§ Collected material:

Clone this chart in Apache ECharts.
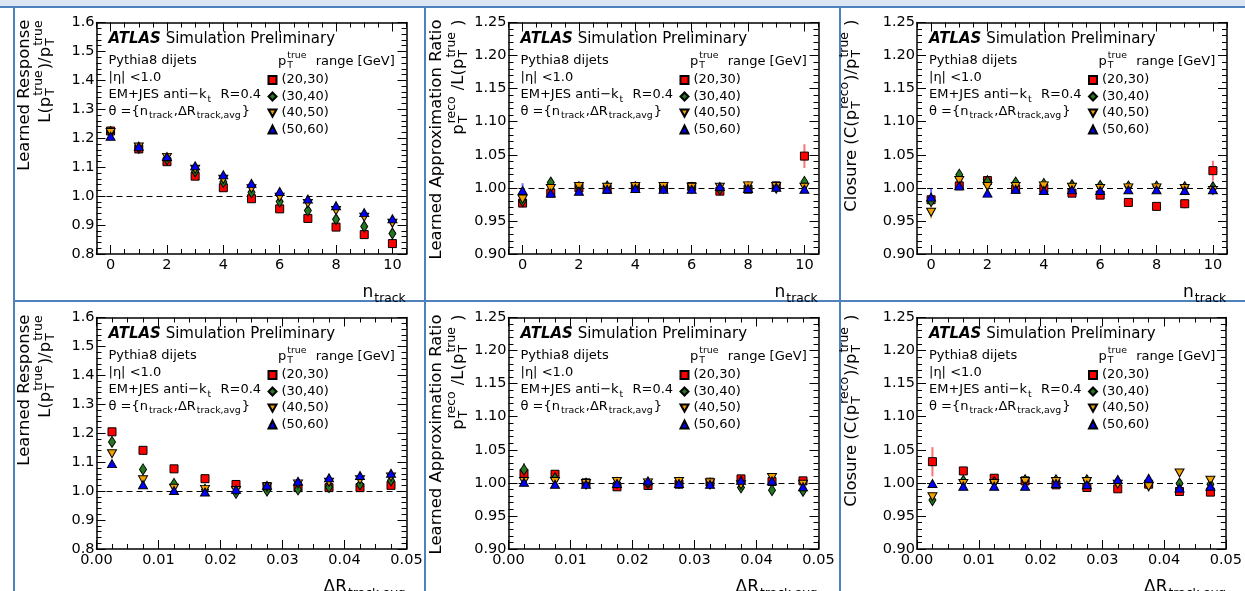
<!DOCTYPE html>
<html><head><meta charset="utf-8">
<script src="https://cdn.jsdelivr.net/npm/echarts@6/dist/echarts.min.js"></script>
<style>html,body{margin:0;padding:0;background:#fff}#c{width:1245px;height:591px}</style>
</head><body><div id="c"></div>
<script>
// ---------------- data ----------------
const nTrack = [0,1,2,3,4,5,6,7,8,9,10];
const dRbins = [0.0025,0.0075,0.0125,0.0175,0.0225,0.0275,0.0325,0.0375,0.0425,0.0475];
const ptBins = ['(20,30)','(30,40)','(40,50)','(50,60)'];
const nTrackTicks = [0,2,4,6,8,10];

const respN_2030 = [1.225,1.163,1.119,1.069,1.029,0.991,0.956,0.923,0.893,0.867,0.836];
const respN_3040 = [1.222,1.167,1.127,1.086,1.049,1.013,0.981,0.950,0.920,0.895,0.871];
const respN_4050 = [1.220,1.170,1.134,1.093,1.058,1.026,0.996,0.975,0.950,0.927,0.906];
const respN_5060 = [1.207,1.172,1.137,1.105,1.074,1.044,1.016,0.990,0.967,0.943,0.922];

const approxN_2030 = [0.977,0.992,1.000,0.998,1.001,0.999,1.002,0.995,0.998,1.003,1.048];
const approxN_3040 = [0.980,1.008,1.001,1.002,1.001,1.000,1.000,0.998,1.001,1.000,1.009];
const approxN_4050 = [0.983,0.999,1.002,1.001,1.002,1.002,1.001,1.001,1.003,1.002,1.001];
const approxN_5060 = [0.996,0.992,0.995,0.998,0.999,0.998,0.998,1.002,0.999,1.001,0.998];

const closN_2030 = [0.982,1.003,1.011,0.998,0.999,0.992,0.989,0.978,0.972,0.976,1.026];
const closN_3040 = [0.980,1.020,1.010,1.008,1.006,1.004,1.003,1.002,1.002,1.001,1.001];
const closN_4050 = [0.963,1.011,1.002,1.002,1.003,1.001,0.999,1.000,1.000,0.999,0.996];
const closN_5060 = [0.986,1.003,0.992,0.998,0.996,0.997,0.996,0.997,0.997,0.996,0.997];

const respR_2030 = [1.205,1.141,1.077,1.043,1.023,1.016,1.012,1.012,1.012,1.020];
const respR_3040 = [1.170,1.075,1.025,1.005,0.994,1.002,1.006,1.014,1.023,1.037];
const respR_4050 = [1.129,1.039,1.010,1.006,1.002,1.014,1.025,1.031,1.039,1.049];
const respR_5060 = [1.095,1.022,1.002,0.997,1.006,1.020,1.034,1.046,1.054,1.062];

const approxR_2030 = [1.0145,1.013,1.000,0.994,0.996,0.998,1.001,1.006,1.002,1.003];
const approxR_3040 = [1.020,1.007,0.999,1.000,0.999,1.000,0.999,0.993,0.989,0.988];
const approxR_4050 = [1.002,1.002,0.999,1.002,1.000,1.002,1.000,0.997,1.008,0.998];
const approxR_5060 = [1.001,0.998,0.998,0.999,1.003,0.999,0.998,1.004,1.003,0.994];

const closR_2030 = [1.032,1.018,1.007,1.003,0.997,0.993,0.991,0.998,0.987,0.986];
const closR_3040 = [0.974,1.003,1.001,1.004,1.004,1.004,1.002,0.999,0.999,0.998];
const closR_4050 = [0.979,0.999,0.999,1.002,1.002,1.002,0.998,0.994,1.015,1.004];
const closR_5060 = [0.999,0.995,0.995,0.995,0.999,0.997,1.005,1.007,0.992,0.995];

// visible uncertainties: [panel, series, point, error]
const errorBars = [
  [0,0,0,0.006],[0,0,10,0.006],
  [1,0,10,0.018],[1,0,9,0.005],[1,3,0,0.011],[1,2,0,0.006],[1,1,10,0.004],
  [2,0,10,0.015],[2,0,9,0.007],[2,2,0,0.010],[2,3,0,0.013],[2,0,0,0.006],
  [4,0,0,0.012],[4,1,0,0.010],[4,2,0,0.007],
  [5,0,0,0.022],[5,1,0,0.005]
];

// ---------------- styling ----------------
const FAM = 'DejaVu Sans';
const colors = ['#ff0000','#23781f','#f2a000','#0000ff'];
const symbols = ['rect','diamond','path://M0,0 L10,0 L5,9 Z','triangle'];
const symSizes = [8,[7,11],[9,8],[9,8]];
const ctx = document.createElement('canvas').getContext('2d');
function fontStr(size, w, i){ return (i||'normal')+' '+(w||'normal')+' '+size+'px "'+FAM+'"'; }
function tw(s,size,w,i){ ctx.font = fontStr(size,w,i); return ctx.measureText(s).width; }
function txt(s,x,y,size,w,i){
  return {type:'text', x:x, y:y, silent:true, style:{text:s, font:fontStr(size,w,i), fill:'#000',
    textAlign:'left', textVerticalAlign:'middle', align:'left', verticalAlign:'middle'}};
}
// ROOT-latex-like line: pieces are strings or {t, sup, sub, w, i}
function latex(pieces, F, x, y, align, rot, supScale){
  const fs = F*(supScale||0.72);
  const ch = []; let cx = 0;
  pieces.forEach(p=>{
    if (typeof p === 'string') p = {t:p};
    if (p.t){ ch.push(txt(p.t,cx,0,F,p.w,p.i)); cx += tw(p.t,F,p.w,p.i); }
    let a = 0;
    if (p.sup){ ch.push(txt(p.sup,cx+1,-0.45*F,fs)); a = Math.max(a, tw(p.sup,fs)+2); }
    if (p.sub){ ch.push(txt(p.sub,cx+1,0.32*F,fs)); a = Math.max(a, tw(p.sub,fs)+2); }
    cx += a;
  });
  const sh = align==='right' ? -cx : (align==='center' ? -cx/2 : 0);
  ch.forEach(c=>{ c.x += sh; });
  return {type:'group', x:x, y:y, rotation:rot||0, children:ch, silent:true};
}
const pT = (sup)=>({t:'p', sub:'T', sup:sup});

const respTitle = [['Learned Response'], ['L(', pT('true'), ')/', pT('true')]];
const approxTitle = [['Learned Approximation Ratio'], [pT('reco'), ' /L(', pT('true'), ' )']];
const closTitle = [['Closure (C(', pT('reco'), ')/', pT('true'), ' )']];

const panels = [
  {L:96.5, T:22.5, W:310, H:231.5, xs:nTrack, ser:[respN_2030,respN_3040,respN_4050,respN_5060], ymin:0.8, ymax:1.6, yint:0.1, ydec:1, title:respTitle, tx:[25,46]},
  {L:508.5, T:22.5, W:310, H:231.5, xs:nTrack, ser:[approxN_2030,approxN_3040,approxN_4050,approxN_5060], ymin:0.9, ymax:1.25, yint:0.05, ydec:2, title:approxTitle, tx:[437,459]},
  {L:917, T:22.5, W:310, H:231.5, xs:nTrack, ser:[closN_2030,closN_3040,closN_4050,closN_5060], ymin:0.9, ymax:1.25, yint:0.05, ydec:2, title:closTitle, tx:[852]},
  {L:96.5, T:317.5, W:310, H:231.5, xs:dRbins, ser:[respR_2030,respR_3040,respR_4050,respR_5060], ymin:0.8, ymax:1.6, yint:0.1, ydec:1, title:respTitle, tx:[25,46]},
  {L:508.5, T:317.5, W:310, H:231.5, xs:dRbins, ser:[approxR_2030,approxR_3040,approxR_4050,approxR_5060], ymin:0.9, ymax:1.25, yint:0.05, ydec:2, title:approxTitle, tx:[437,459]},
  {L:917, T:317.5, W:310, H:231.5, xs:dRbins, ser:[closR_2030,closR_3040,closR_4050,closR_5060], ymin:0.9, ymax:1.25, yint:0.05, ydec:2, title:closTitle, tx:[852]}
];

const nMinor = [];
for (let v=-0.5; v<=10.5001; v+=0.5){ if (Math.abs(v/2-Math.round(v/2))>1e-6) nMinor.push(v); }

const lineS = {color:'#000', width:1.5};
const tickS = {color:'#000', width:1};
const labS = {color:'#000', fontSize:14.5, fontFamily:FAM};

const grid=[], xAxis=[], yAxis=[], series=[], legend=[], graphic=[];

// frame / slide decoration
graphic.push({type:'rect', shape:{x:0,y:0,width:1245,height:6}, style:{fill:'#dce6f2'}, silent:true});
[[0,7,1245,7],[13,301,1245,301],[14,7,14,591],[425,7,425,591],[840,7,840,591]].forEach(l=>{
  graphic.push({type:'line', shape:{x1:l[0],y1:l[1],x2:l[2],y2:l[3]}, style:{stroke:'#4f81bd', lineWidth:2}, silent:true});
});

panels.forEach((p,pi)=>{
  const isN = p.xs === nTrack;
  const gi = grid.length;
  grid.push({left:p.L, top:p.T, width:p.W, height:p.H, containLabel:false});
  const xi = xAxis.length;
  if (isN){
    const base = {gridIndex:gi, type:'value', min:-0.5, max:10.5, splitLine:{show:false}, axisLine:{onZero:false, lineStyle:lineS}};
    xAxis.push(Object.assign({}, base, {position:'bottom',
      axisTick:{show:true, inside:true, length:9, customValues:nTrackTicks, lineStyle:tickS},
      axisLabel:{customValues:nTrackTicks, margin:4, ...labS}}));
    xAxis.push(Object.assign({}, base, {position:'top',
      axisTick:{show:true, inside:true, length:9, customValues:nTrackTicks, lineStyle:tickS}, axisLabel:{show:false}}));
  } else {
    const base = {gridIndex:gi, type:'value', min:0, max:0.05, interval:0.01, splitLine:{show:false}, axisLine:{onZero:false, lineStyle:lineS},
      axisTick:{show:true, inside:true, length:9, lineStyle:tickS}, minorTick:{show:true, splitNumber:4, length:5, lineStyle:tickS}};
    xAxis.push(Object.assign({}, base, {position:'bottom', axisLabel:{margin:4, formatter:v=>v.toFixed(2), ...labS}}));
    xAxis.push(Object.assign({}, base, {position:'top', axisLabel:{show:false}}));
  }
  const yi = yAxis.length;
  const ybase = {gridIndex:gi, type:'value', min:p.ymin, max:p.ymax, interval:p.yint, splitLine:{show:false}, axisLine:{onZero:false, lineStyle:lineS},
    axisTick:{show:true, inside:true, length:9, lineStyle:tickS}, minorTick:{show:true, splitNumber:5, length:5, lineStyle:tickS}};
  yAxis.push(Object.assign({}, ybase, {position:'left', axisLabel:{margin:2, formatter:v=>v.toFixed(p.ydec), ...labS}}));
  yAxis.push(Object.assign({}, ybase, {position:'right', axisLabel:{show:false}}));

  if (isN){ // overlay grid carrying the minor ticks of the n_track axis
    const og = grid.length;
    grid.push({left:p.L, top:p.T, width:p.W, height:p.H, containLabel:false});
    const mb = {gridIndex:og, type:'value', min:-0.5, max:10.5, splitLine:{show:false}, axisLine:{show:false, onZero:false}, axisLabel:{show:false},
      axisTick:{show:true, inside:true, length:5, customValues:nMinor, lineStyle:tickS}};
    xAxis.push(Object.assign({}, mb, {position:'bottom'}));
    xAxis.push(Object.assign({}, mb, {position:'top'}));
    yAxis.push({gridIndex:og, type:'value', show:false, min:0, max:1});
  }

  // error bars
  const errData = errorBars.filter(e=>e[0]===pi).map(e=>{
    const v = p.ser[e[1]][e[2]]; return [p.xs[e[2]], v-e[3], v+e[3], e[1]];
  });
  series.push({type:'custom', xAxisIndex:xi, yAxisIndex:yi, z:5, silent:true, data:errData,
    renderItem:(params, api)=>{
      const a = api.coord([api.value(0), api.value(1)]);
      const b = api.coord([api.value(0), api.value(2)]);
      return {type:'line', shape:{x1:a[0],y1:a[1],x2:b[0],y2:b[1]},
        style:{stroke:colors[api.value(3)], lineWidth:2, opacity:0.55}};
    }});

  p.ser.forEach((vals,si)=>{
    const s = {type:'scatter', name:ptBins[si], xAxisIndex:xi, yAxisIndex:yi, z:10+si,
      symbol:symbols[si], symbolSize:symSizes[si],
      itemStyle:{color:colors[si], borderColor:'#000', borderWidth:1, opacity:1},
      data: p.xs.map((x,j)=>[x, vals[j]])};
    if (si===0){
      s.markLine = {silent:true, z:2, symbol:['none','none'], label:{show:false},
        lineStyle:{color:'#000', type:[6,4], width:1}, data:[{yAxis:1}]};
    }
    series.push(s);
  });

  legend.push({data:ptBins, orient:'vertical', left:p.L+171, top:p.T+50.5, padding:0,
    itemWidth:8, itemHeight:8, itemGap:2.5, selectedMode:false,
    textStyle:{fontSize:13, fontFamily:FAM, color:'#000', lineHeight:14}});

  // annotations
  const ax = p.L+12, ay = p.T;
  graphic.push(latex([{t:'ATLAS', w:'bold', i:'italic'}, ' Simulation Preliminary'], 15, ax, ay+17));
  graphic.push(latex(['Pythia8 dijets'], 13, ax, ay+38));
  graphic.push(latex(['|η| <1.0'], 13, ax, ay+55.5));
  graphic.push(latex(['EM+JES anti\u2212k', {sub:'t'}, '  R=0.4'], 13, ax, ay+72.5));
  graphic.push(latex(['θ ={n', {sub:'track'}, ',ΔR', {sub:'track,avg'}, '}'], 13, ax, ay+89));
  graphic.push(latex([pT('true'), '  range [GeV]'], 13, p.L+181.5, ay+39));

  // axis titles
  p.title.forEach((line,li)=>{
    graphic.push(latex(line, 16.5, p.tx[li], p.T-3, 'right', Math.PI/2, 0.75));
  });
  const xt = isN ? [{t:'n', sub:'track'}] : [{t:'ΔR', sub:'track,avg'}];
  graphic.push(latex(xt, 17, p.L+p.W, p.T+p.H+39, 'right'));
});

const chart = echarts.init(document.getElementById('c'), null, {renderer:'canvas'});
chart.setOption({
  animation:false,
  backgroundColor:'#fff',
  textStyle:{fontFamily:FAM},
  grid, xAxis, yAxis, series, legend, graphic
});
</script></body></html>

§ What to do: Extract, word for word, each line from the top of the data down to and including the line with "const nTrackTicks = [0,2,4,6,8,10];"; skip the pictures.

§ Output for this exercise:
Clone this chart in Apache ECharts.
<!DOCTYPE html>
<html><head><meta charset="utf-8">
<script src="https://cdn.jsdelivr.net/npm/echarts@6/dist/echarts.min.js"></script>
<style>html,body{margin:0;padding:0;background:#fff}#c{width:1245px;height:591px}</style>
</head><body><div id="c"></div>
<script>
// ---------------- data ----------------
const nTrack = [0,1,2,3,4,5,6,7,8,9,10];
const dRbins = [0.0025,0.0075,0.0125,0.0175,0.0225,0.0275,0.0325,0.0375,0.0425,0.0475];
const ptBins = ['(20,30)','(30,40)','(40,50)','(50,60)'];
const nTrackTicks = [0,2,4,6,8,10];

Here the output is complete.